# [Description of the task]
Transcribe the listing in full, excluding any pictures.

# [Material]

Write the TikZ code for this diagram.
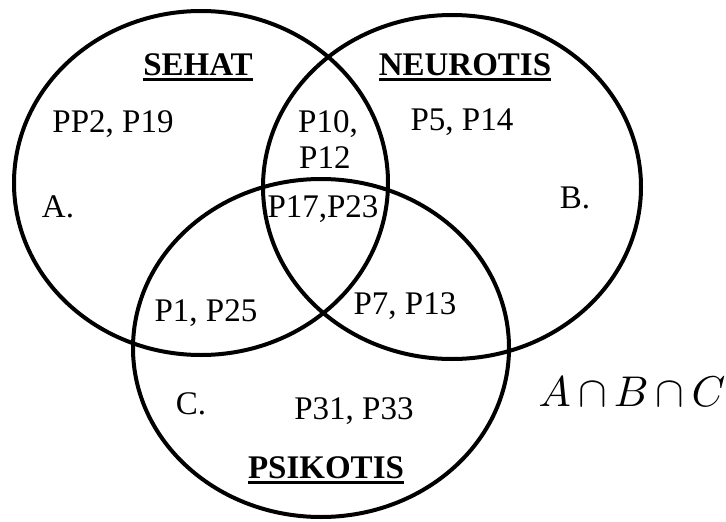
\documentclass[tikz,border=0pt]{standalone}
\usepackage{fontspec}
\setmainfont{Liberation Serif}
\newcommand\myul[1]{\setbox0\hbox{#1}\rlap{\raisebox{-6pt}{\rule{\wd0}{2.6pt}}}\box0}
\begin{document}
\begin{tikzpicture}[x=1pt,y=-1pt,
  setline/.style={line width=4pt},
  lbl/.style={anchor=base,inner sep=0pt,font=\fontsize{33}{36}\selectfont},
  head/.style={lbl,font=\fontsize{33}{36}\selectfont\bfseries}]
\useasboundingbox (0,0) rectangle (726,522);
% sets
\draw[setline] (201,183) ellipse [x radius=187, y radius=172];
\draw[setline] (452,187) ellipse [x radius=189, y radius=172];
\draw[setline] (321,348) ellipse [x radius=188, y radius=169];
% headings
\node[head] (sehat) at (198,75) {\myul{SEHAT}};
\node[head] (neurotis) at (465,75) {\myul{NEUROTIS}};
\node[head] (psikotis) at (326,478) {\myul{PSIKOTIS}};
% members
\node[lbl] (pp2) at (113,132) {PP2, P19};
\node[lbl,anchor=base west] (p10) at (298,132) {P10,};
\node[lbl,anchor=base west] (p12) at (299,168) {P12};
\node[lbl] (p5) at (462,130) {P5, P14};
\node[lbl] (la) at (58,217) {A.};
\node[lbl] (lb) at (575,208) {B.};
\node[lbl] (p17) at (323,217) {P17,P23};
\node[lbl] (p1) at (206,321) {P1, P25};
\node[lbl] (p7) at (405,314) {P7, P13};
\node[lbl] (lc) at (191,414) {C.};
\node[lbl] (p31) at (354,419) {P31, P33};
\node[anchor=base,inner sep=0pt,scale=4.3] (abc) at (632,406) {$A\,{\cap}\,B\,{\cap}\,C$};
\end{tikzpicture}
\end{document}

# [Response below]
Write the TikZ code for this diagram.
\documentclass[tikz,border=0pt]{standalone}
\usepackage{fontspec}
\setmainfont{Liberation Serif}
\newcommand\myul[1]{\setbox0\hbox{#1}\rlap{\raisebox{-6pt}{\rule{\wd0}{2.6pt}}}\box0}
\begin{document}
\begin{tikzpicture}[x=1pt,y=-1pt,
  setline/.style={line width=4pt},
  lbl/.style={anchor=base,inner sep=0pt,font=\fontsize{33}{36}\selectfont},
  head/.style={lbl,font=\fontsize{33}{36}\selectfont\bfseries}]
\useasboundingbox (0,0) rectangle (726,522);
% sets
\draw[setline] (201,183) ellipse [x radius=187, y radius=172];
\draw[setline] (452,187) ellipse [x radius=189, y radius=172];
\draw[setline] (321,348) ellipse [x radius=188, y radius=169];
% headings
\node[head] (sehat) at (198,75) {\myul{SEHAT}};
\node[head] (neurotis) at (465,75) {\myul{NEUROTIS}};
\node[head] (psikotis) at (326,478) {\myul{PSIKOTIS}};
% members
\node[lbl] (pp2) at (113,132) {PP2, P19};
\node[lbl,anchor=base west] (p10) at (298,132) {P10,};
\node[lbl,anchor=base west] (p12) at (299,168) {P12};
\node[lbl] (p5) at (462,130) {P5, P14};
\node[lbl] (la) at (58,217) {A.};
\node[lbl] (lb) at (575,208) {B.};
\node[lbl] (p17) at (323,217) {P17,P23};
\node[lbl] (p1) at (206,321) {P1, P25};
\node[lbl] (p7) at (405,314) {P7, P13};
\node[lbl] (lc) at (191,414) {C.};
\node[lbl] (p31) at (354,419) {P31, P33};
\node[anchor=base,inner sep=0pt,scale=4.3] (abc) at (632,406) {$A\,{\cap}\,B\,{\cap}\,C$};
\end{tikzpicture}
\end{document}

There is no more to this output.